Photograph of Sue Harper Mims in her Atlanta home. Longyear Museum collection
Apart from her role as wife of the major, Sue Harper Mims had many intellectual and social interests of her own. During the many hours of leisure that were forced upon her by the pain and weakness she endured before her healing, she read and studied the works of great authors, such as Shakespeare, Tennyson, Dickens, and George Eliot. She put her love of literature into action when she founded the first Shakespeare Club in Atlanta, and the Browning Society.
Her compassionate concern for deserted and unhappy children led her to become the first president of the Home for the Friendless, which developed into one of the foremost charities of Atlanta. The civic-minded Mrs. Mims also served as Georgia’s representative on a commission that raised funds to erect a monument in France in appreciation of General Lafayette’s services to the United States during the American Revolution.
The Mimses often befriended artists and writers. One of these was Sidney Lanier, considered one of America’s greatest poets, whose poems express the social concerns of that day. A monument to Lanier was eventually erected in Piedmont Park, Atlanta, paid for with money obtained from the sale of Mrs. Mims’s jewels after her passing, bequeathed for that purpose in her will. This handsome monument still graces Piedmont Park.
Sue Harper Mims kept a diary from 1875 to 1886, in which she recorded her busy social life and acquaintance with many prominent people. (An edited version of this journal was published in the Atlanta Constitution in 1914.) But after she met Miss Bartlett and experienced her marvelous healing, Mrs.
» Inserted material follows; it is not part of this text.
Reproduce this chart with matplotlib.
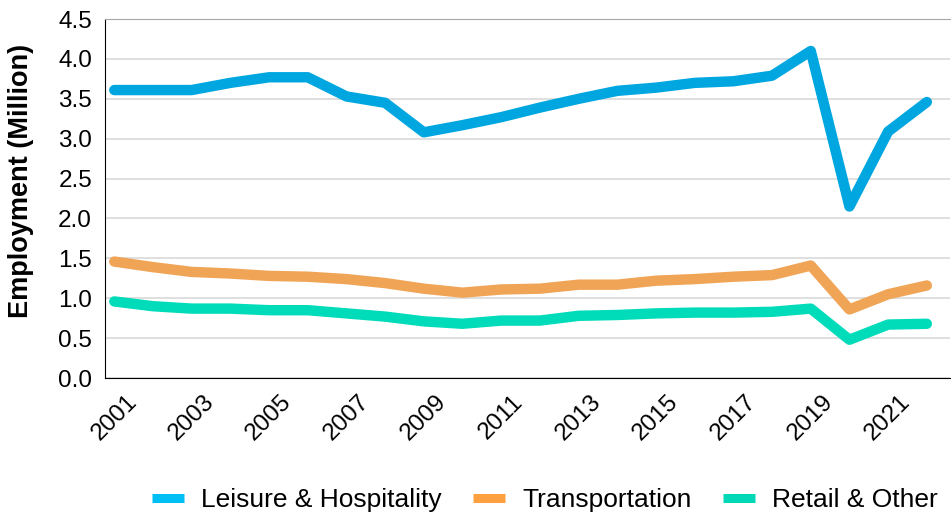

Mims turned away from the worldly life she had been leading and focused her attention on the study of Christian Science. “I had tasted of all the pleasures of life and found them meaningless,” she wrote, and as she no longer felt inclined to keep a record “chronicling the events of mortal life,” she discontinued the diary, too. After years of listening to sermons delivered in “the tedious, droning style of some of our ministers,” she had at last found a theology that satisfied her inner spiritual yearnings.
From that time on, Mrs. Mims’s writing would no longer be about human comings and goings, but on spiritual, divine subjects. A great change had occurred in her thinking as she lifted her sights to a higher purpose in life: she wanted to practice Christian Science healing, and to tell the world about it. “Sometimes I realize almost in an ecstasy my freedom from the thralldom of mortal illusions,” she noted in her diary on May 14, 1886. “I feel almost as if my raised spirit was bathed in the glory of the infinite, as if my faith were more safely anchored on the ‘rock of ages.’”
Although she continued to fulfill her social duties with her prominent and wealthy husband, her life had begun to move in deeper channels that would take her far away from the glittering diamonds of the ballroom and the mundane conversations of high society.